### GIVEN PROBLEM
Only the lines from the start of the data below through the line that contains "COL_W = (975 - 116) / 8" are to be copied, exactly and without pictures.
---------- PROVIDED DATA ----------
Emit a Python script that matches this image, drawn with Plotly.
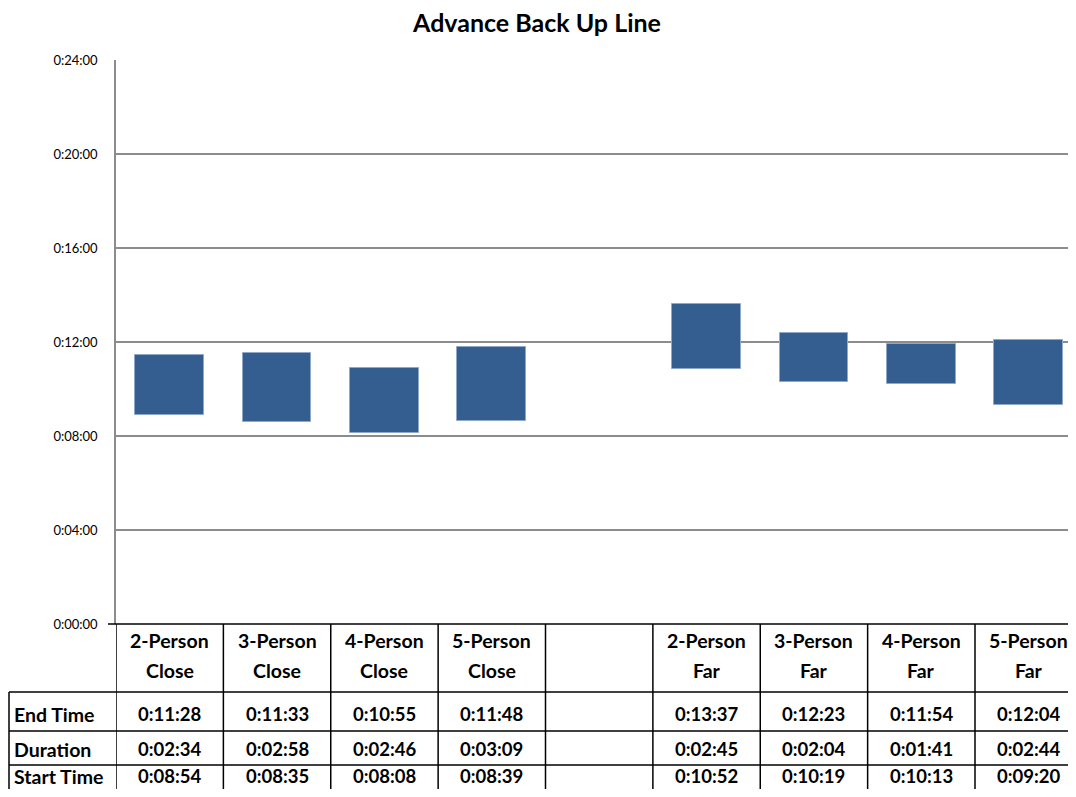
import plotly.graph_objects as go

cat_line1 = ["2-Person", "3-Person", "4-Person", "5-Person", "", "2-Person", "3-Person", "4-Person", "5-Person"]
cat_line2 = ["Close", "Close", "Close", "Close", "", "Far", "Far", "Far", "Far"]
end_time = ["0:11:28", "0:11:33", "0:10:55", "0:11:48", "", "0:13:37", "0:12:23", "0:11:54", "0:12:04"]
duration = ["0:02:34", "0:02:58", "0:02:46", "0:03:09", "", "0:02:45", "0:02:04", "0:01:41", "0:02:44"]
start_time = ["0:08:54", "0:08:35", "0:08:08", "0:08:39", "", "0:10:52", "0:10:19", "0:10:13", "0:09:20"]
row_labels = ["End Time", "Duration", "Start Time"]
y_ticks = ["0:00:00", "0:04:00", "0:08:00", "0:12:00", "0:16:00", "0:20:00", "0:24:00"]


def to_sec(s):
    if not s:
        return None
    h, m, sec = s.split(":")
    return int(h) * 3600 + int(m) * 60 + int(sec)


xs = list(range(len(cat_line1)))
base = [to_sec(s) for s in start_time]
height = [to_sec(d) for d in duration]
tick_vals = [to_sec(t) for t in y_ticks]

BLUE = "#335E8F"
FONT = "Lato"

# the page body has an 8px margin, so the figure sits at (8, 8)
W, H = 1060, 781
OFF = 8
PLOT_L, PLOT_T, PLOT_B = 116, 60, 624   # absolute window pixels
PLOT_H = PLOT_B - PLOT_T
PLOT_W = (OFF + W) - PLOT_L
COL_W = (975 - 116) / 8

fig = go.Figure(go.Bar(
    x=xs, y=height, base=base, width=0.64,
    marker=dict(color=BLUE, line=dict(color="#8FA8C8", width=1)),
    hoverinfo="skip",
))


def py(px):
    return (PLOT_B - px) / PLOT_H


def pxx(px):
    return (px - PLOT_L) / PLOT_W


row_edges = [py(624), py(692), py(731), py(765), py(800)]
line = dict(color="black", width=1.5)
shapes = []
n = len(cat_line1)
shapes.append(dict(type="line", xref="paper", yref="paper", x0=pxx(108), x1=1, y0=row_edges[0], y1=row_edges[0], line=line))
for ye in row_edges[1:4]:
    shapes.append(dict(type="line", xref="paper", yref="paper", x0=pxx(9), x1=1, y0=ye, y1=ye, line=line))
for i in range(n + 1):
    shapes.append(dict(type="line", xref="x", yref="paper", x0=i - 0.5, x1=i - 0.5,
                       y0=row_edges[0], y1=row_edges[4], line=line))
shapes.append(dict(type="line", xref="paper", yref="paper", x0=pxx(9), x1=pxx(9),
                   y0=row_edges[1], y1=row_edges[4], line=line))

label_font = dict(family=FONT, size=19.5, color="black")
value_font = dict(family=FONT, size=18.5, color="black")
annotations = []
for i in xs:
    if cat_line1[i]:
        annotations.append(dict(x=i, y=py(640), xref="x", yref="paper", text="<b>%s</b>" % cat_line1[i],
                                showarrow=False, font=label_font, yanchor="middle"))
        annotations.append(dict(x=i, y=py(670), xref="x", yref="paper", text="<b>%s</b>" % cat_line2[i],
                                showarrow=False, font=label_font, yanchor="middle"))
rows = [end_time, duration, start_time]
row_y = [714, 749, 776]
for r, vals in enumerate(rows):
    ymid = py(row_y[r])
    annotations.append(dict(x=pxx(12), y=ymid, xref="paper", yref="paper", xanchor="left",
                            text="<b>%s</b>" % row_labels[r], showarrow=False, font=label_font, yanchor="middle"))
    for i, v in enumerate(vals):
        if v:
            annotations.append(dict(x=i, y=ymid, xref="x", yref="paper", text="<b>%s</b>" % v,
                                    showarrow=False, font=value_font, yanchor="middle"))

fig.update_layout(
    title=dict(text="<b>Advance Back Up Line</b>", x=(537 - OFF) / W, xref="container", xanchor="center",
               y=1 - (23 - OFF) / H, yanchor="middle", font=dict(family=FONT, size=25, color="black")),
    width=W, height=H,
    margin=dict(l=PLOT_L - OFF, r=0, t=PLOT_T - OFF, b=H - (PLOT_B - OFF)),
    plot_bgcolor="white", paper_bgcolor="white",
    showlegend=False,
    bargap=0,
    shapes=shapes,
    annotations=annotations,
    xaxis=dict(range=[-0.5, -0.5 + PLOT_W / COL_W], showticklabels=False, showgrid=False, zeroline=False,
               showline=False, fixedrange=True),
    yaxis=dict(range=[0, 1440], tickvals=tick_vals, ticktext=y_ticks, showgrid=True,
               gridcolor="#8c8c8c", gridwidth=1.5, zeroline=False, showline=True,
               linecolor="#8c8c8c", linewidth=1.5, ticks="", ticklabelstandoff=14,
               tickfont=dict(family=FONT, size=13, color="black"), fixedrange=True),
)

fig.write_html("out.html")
----------
### SOLVED PROBLEM
Emit a Python script that matches this image, drawn with Plotly.
import plotly.graph_objects as go

cat_line1 = ["2-Person", "3-Person", "4-Person", "5-Person", "", "2-Person", "3-Person", "4-Person", "5-Person"]
cat_line2 = ["Close", "Close", "Close", "Close", "", "Far", "Far", "Far", "Far"]
end_time = ["0:11:28", "0:11:33", "0:10:55", "0:11:48", "", "0:13:37", "0:12:23", "0:11:54", "0:12:04"]
duration = ["0:02:34", "0:02:58", "0:02:46", "0:03:09", "", "0:02:45", "0:02:04", "0:01:41", "0:02:44"]
start_time = ["0:08:54", "0:08:35", "0:08:08", "0:08:39", "", "0:10:52", "0:10:19", "0:10:13", "0:09:20"]
row_labels = ["End Time", "Duration", "Start Time"]
y_ticks = ["0:00:00", "0:04:00", "0:08:00", "0:12:00", "0:16:00", "0:20:00", "0:24:00"]


def to_sec(s):
    if not s:
        return None
    h, m, sec = s.split(":")
    return int(h) * 3600 + int(m) * 60 + int(sec)


xs = list(range(len(cat_line1)))
base = [to_sec(s) for s in start_time]
height = [to_sec(d) for d in duration]
tick_vals = [to_sec(t) for t in y_ticks]

BLUE = "#335E8F"
FONT = "Lato"

# the page body has an 8px margin, so the figure sits at (8, 8)
W, H = 1060, 781
OFF = 8
PLOT_L, PLOT_T, PLOT_B = 116, 60, 624   # absolute window pixels
PLOT_H = PLOT_B - PLOT_T
PLOT_W = (OFF + W) - PLOT_L
COL_W = (975 - 116) / 8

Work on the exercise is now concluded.